Ultimately all wire rating is about temperature. The insulation rating, the heating of the wire itself, etc. A fuse is nothing more than a length of wire that is designed to melt and a length of wire will eventually melt if allowed to heat enough.

In fact a fusible link is nothing but a short length of reduced diameter wire that melts and is contained within a special insulation that prevents the wire from melting through. So the question of reducing a circuit through a small gauge wire is really about sizing it primarily so it /doesn't/ become a fusible link.

So you do need to be very careful with what you are doing, you are at a very basic level considering making the pass-thru for practical purposes a fusible link. Something that popped into my mind was to put a bulkhead in and terminate both sides of larger wire with ring terminals. Or maybe drilling holes for proper cable glands.

 

[DaveInDenver]

 

[camper101]

Ok, so now I'm quite a bit more worried about heat than I was about voltage drop... as I probably should be.

So the alternative that I see other people using is basically something like 10 gauge wire that has (as far as I can tell) no protection against the sun. Most people seem to use these solar plugs with the wiring exposed.

If I go that route -- which would give me bigger wire -- does that mean I'll have to replace the wire more often (every few years, let's say) as the sun and road chemicals break it down?

Thanks again, learning a lot...

Edited to add: I have one of those solar plugs sitting around. I can steal a foot of wire from it and use that instead, but I figured I should use PV-specific wire if possible.

 

[4x4junkie]

14 AWG wire is rated to 15 amps in household circuits (where wires run next to wood wall studs & ceiling joists)... I would think a short piece of only slightly-smaller 16 AWG wire could handle at least 8-10 amps without heating up significantly. Your 5-6 amps is well under that.

My opinion: If there's no other way to do it, go ahead and use the piece of #16. Just keep it as short as possible, and fuse the circuit as appropriate for #16 wire.

FWIW, I've never had the sun break down the insulation on any of the common types of wires I've used in less than 10 years (though some of the lighter colors and reds I've occasionally had fade). This is the hot California desert sun too.

 

[camper101]

Thanks - good to know that your experience is the plain-old wire might hold up just fine. Guess I have to take my chances on one or the other: overheating, or wire that might need replacing someday.

 

[CaliMobber]

I first used speaker wire on my solar setup, the common black/red combo. After a year or so the plastic became very brittle and the plastic cracked so I replaced it. Ill have to see how long this new one last. I know what you mean about hard to find UV wire, its also very thick plastic and hard to work with.

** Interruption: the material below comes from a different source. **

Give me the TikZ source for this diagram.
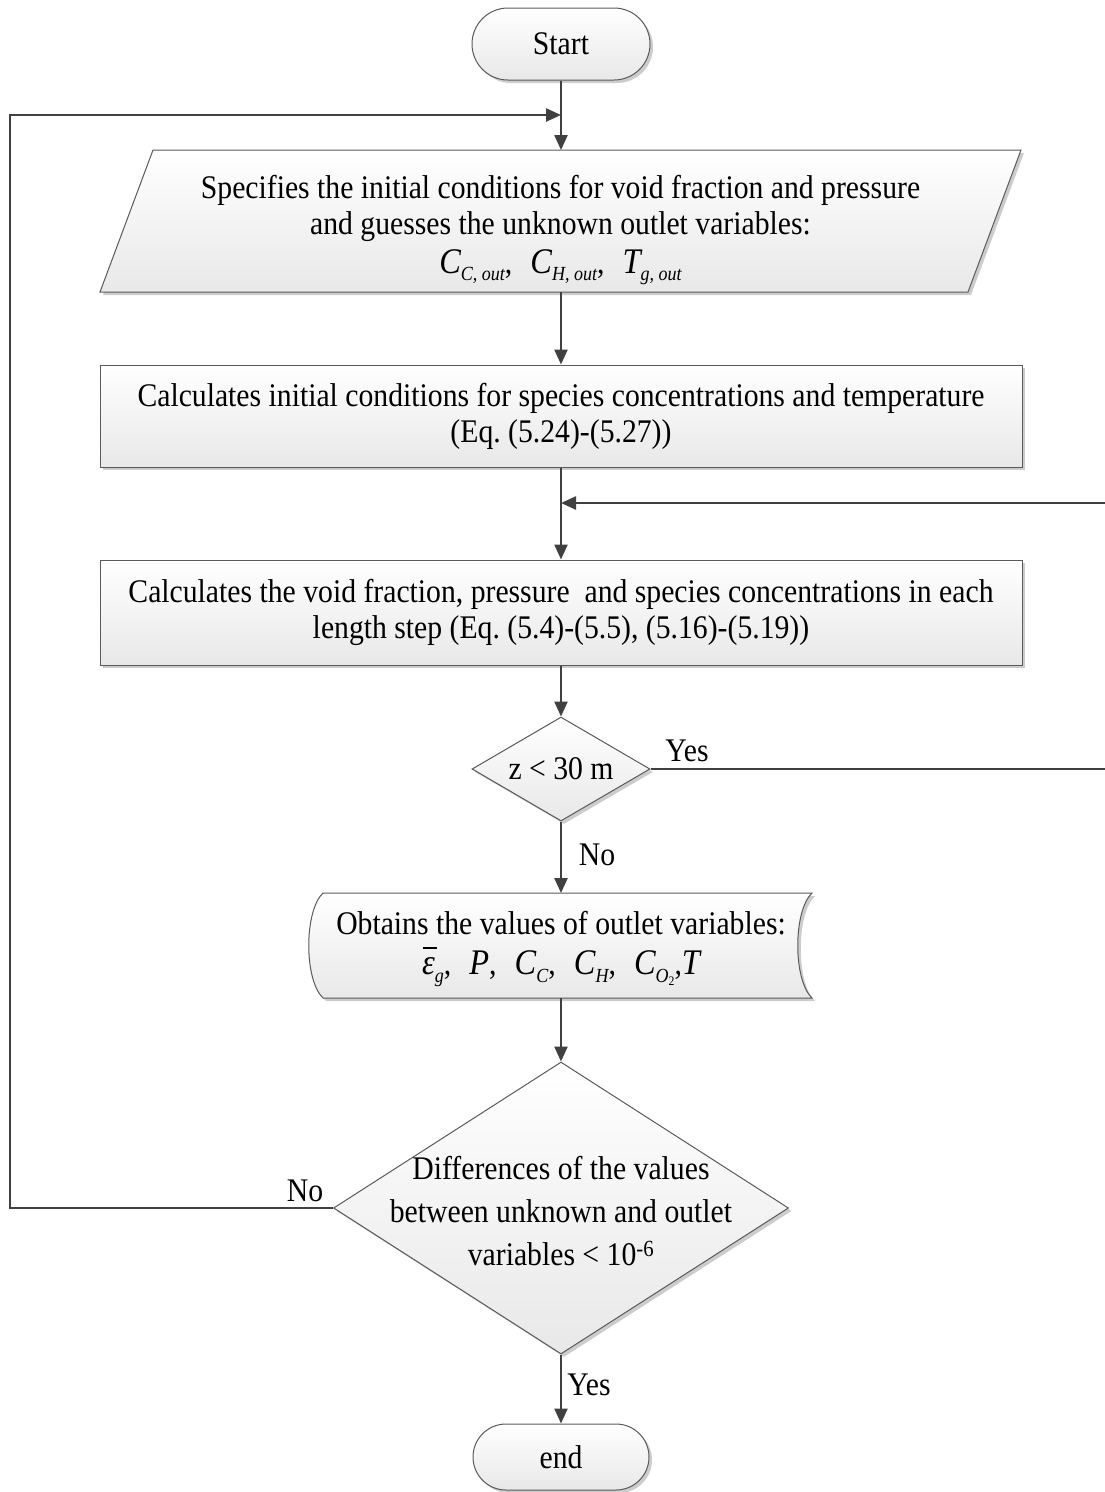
\documentclass[tikz,border=0pt]{standalone}
\usepackage{fontspec}
\setmainfont{Liberation Serif}[FakeStretch=0.9]
\usetikzlibrary{shapes.geometric,shapes.misc,shadows,arrows.meta,calc}
\definecolor{linec}{HTML}{404040}
\definecolor{edgec}{HTML}{5A5A5A}
\frenchspacing
\tikzset{
  boxfill/.style={draw=edgec, line width=1pt, top color=white, bottom color=black!9,
    drop shadow={shadow xshift=3pt, shadow yshift=-3pt, fill=black!20, opacity=1}},
  flow/.style={draw=linec, line width=2.4pt, -{Triangle[length=15pt,width=13pt]}},
  txt/.style={font=\fontsize{33}{36}\selectfont, align=center, inner sep=0pt},
  lbl/.style={font=\fontsize{33}{36}\selectfont, inner sep=0pt},
  ghost/.style={inner sep=0pt, outer sep=0pt},
}
\newcommand{\vr}[1]{{\fontsize{36}{36}\selectfont\itshape #1}}
\newcommand{\sbs}[1]{\raisebox{-0.5ex}{\fontsize{20}{20}\selectfont\itshape #1}}
\newcommand{\gp}{\hspace{0.55em}}
\newcommand{\epsbar}{\makebox[0pt][l]{\hspace{0.04em}\raisebox{0.78em}{\rule{0.42em}{1.6pt}}}\vr{ε}}
\begin{document}
\begin{tikzpicture}[x=1pt,y=-1pt]
\useasboundingbox (0,0) rectangle (1105,1492);

% Start
\node[rounded rectangle, boxfill, minimum width=178pt, minimum height=72pt, txt] (start) at (561,44) {Start};

% Parallelogram (input)
\node[ghost, minimum width=921pt, minimum height=142pt] (par) at (560.5,221) {};
\path[boxfill] (par.south west) -- ($(par.north west)+(53,0)$) -- (par.north east) -- ($(par.south east)+(-53,0)$) -- cycle;
\node[txt] (partext) at (560.5,230) {Specifies the initial conditions for void fraction and pressure\\
and guesses the unknown outlet variables:\\[3pt]
\vr{C}\sbs{C, out},\gp\vr{C}\sbs{H, out},\gp\vr{T}\sbs{g, out}};

% Process 1
\node[rectangle, boxfill, minimum width=922pt, minimum height=102pt, txt] (calc1) at (561,416)
  {Calculates initial conditions for species concentrations and temperature\\(Eq. (5.24)-(5.27))};

% Process 2
\node[rectangle, boxfill, minimum width=922pt, minimum height=105pt, txt] (calc2) at (561,612.5)
  {Calculates the void fraction, pressure\ \ and species concentrations in each\\length step (Eq. (5.4)-(5.5), (5.16)-(5.19))};

% Decision 1
\node[diamond, boxfill, minimum width=178pt, minimum height=104pt, inner sep=0pt] (d1) at (561,769) {};
\node[txt] (d1text) at (d1) {z < 30 m};

% Stored-data shaped output
\node[ghost, minimum width=503pt, minimum height=105pt] (disp) at (560.5,945.5) {};
\path[boxfill] (323,893) -- (812,893) .. controls (793,911) and (793,980) .. (812,998)
  -- (323,998) .. controls (304,980) and (304,911) .. (323,893) -- cycle;
\node[txt] (disptext) at (561,949) {Obtains the values of outlet variables:\\[4pt]
\epsbar\sbs{g},\gp\vr{P},\gp\vr{C}\sbs{C},\gp\vr{C}\sbs{H},\gp\vr{C}\sbs{O\raisebox{-0.4ex}{\fontsize{13}{13}\selectfont\upshape 2}},\vr{T}};

% Decision 2
\node[diamond, boxfill, minimum width=455pt, minimum height=292pt, inner sep=0pt] (d2) at (561,1208) {};
\node[txt, font=\fontsize{33}{43}\selectfont] (d2text) at (561,1211) {Differences of the values\\between unknown and outlet\\variables < 10\textsuperscript{-6}};

% End
\node[rounded rectangle, boxfill, minimum width=176pt, minimum height=66pt, txt] (end) at (561,1457) {end};

% Connectors
\coordinate (lefttop) at (10,115);
\coordinate (righttop) at (1108,503);
\draw[flow] (start.south) -- (start.south |- par.north);
\draw[flow] (d2.west) -| (lefttop) -- (start.south |- lefttop);
\draw[flow] (calc1.north |- par.south) -- (calc1.north);
\draw[flow] (calc1) -- (calc2);
\draw[flow] (d1.east) -| (righttop) -- (calc1.south |- righttop);
\draw[flow] (calc2) -- (d1);
\draw[flow] (d1.south) -- (d1.south |- disp.north);
\draw[flow] (d2.north |- disp.south) -- (d2.north);
\draw[flow] (d2) -- (end);

% Labels
\node[lbl] (yes1) at (687,751) {Yes};
\node[lbl] (no1) at (597,855) {No};
\node[lbl] (no2) at (305,1191) {No};
\node[lbl] (yes2) at (589,1385) {Yes};
\end{tikzpicture}
\end{document}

I saw give it a try, if you realize it degraders fast or your not getting as much amps as you hoped, redo it another way.

 

[DaveInDenver]

14 AWG wire is rated to 15 amps in household circuits (where wires run next to wood wall studs & ceiling joists)... I would think a short piece of only slightly-smaller 16 AWG wire could handle at least 8-10 amps without heating up significantly. Your 5-6 amps is well under that.

Bear in mind that wire rating is about temp rise over ambient. Our houses rarely deviate from around 75F/25C as a starting point but a vehicle could experience air temps of 100F/37C and in some applications, such as chassis or engine wiring, might see quite higher. According to the SAE codes some wiring on your truck has to tolerate 125C/250F. Although in this case that wouldn't be necessary. At 125C the resistance of a length of wire is quite a bit higher than at room temp, about 50% higher. For this short of a length this isn't critical, a 16 AWG wire will be about 6 mΩ at 125C. But it's something to realize.

The main reason you need to be careful using generic ratings is that automotive wire (as in buildings) has a separate rating for the case when the wire is bundled. The same reasons that if you run commercial wiring in conduit you have to adjust your wire sizing because the whole bundle heats up differently due to the lack of air flow. The rating you normally see in charts assumes an unbundled wire. Paired you usually can assume the same, although technically you're supposed to derate even that. In a bundle of 15 (as you might find in a car harness) a conductor rated for 12 amps (e.g. 16 AWG) would be derated to 6 amps.

I do agree with you that 16AWG is /probably/ OK for a very short run at 6 amps but the rule of thumb on sizing fusible links is to go 4 wire gauges smaller than the wiring you're trying to protect. IOW, since his main harness is 10 AWG he's technically already there (16 AWG fusible links are for 12 AWG cabling).

Although in this case the 10 AWG is larger than necessary for the circuit, so the conditions are a little different. Those guides assume that a 10 (or 12) gauge wire is itself necessary to carry the current, so a 16 AWG wire shouldn't heat up enough to melt until you exceed the capacity of the larger wire. However in the future if someone (another owner, mechanic, who knows) sees the solar panels connected with 10 AWG wiring they might think the system is wired for more capacity and add more panels, which might start to tax the entry. I know it's conservative advice but a system should be consistently sized throughout.

 

[DaveInDenver]

Regards to the UV, I have cabling on my winch that was UV stabilized marine grade but it's bleached white now and starting to get brittle. I think it's from the heat being right in front of the radiator in an ARB bumper and exposed to the sun and road salts. I think ultimately we'll find shortcomings in UV tolerance or any other features of the wire, so we have to experiment to some extent. You'll find a wire and insulation that works but you'll have to add split loom or something to add the final piece. There's usually never one perfect solution for all the potential issues, so you have use some judgement to prioritize.

 

[Joe917]

Short answer: yes its a problem. Drill a bigger hole, find a larger clam. The 12 gauge wire is also adding to your voltage drop, undersized wiring is the biggest factor in solar under performance. With only a 90 watt panel you can't afford to waste voltage.
Read: http://handybobsolar.wordpress.com/the-rv-battery-charging-puzzle-2/

 

[Stumpalump]

I've had that problem where you just can't get a thick wire thru. I was able to fit two small wires and connected them in parallel. Two wires splitting the load is as good as one fat one.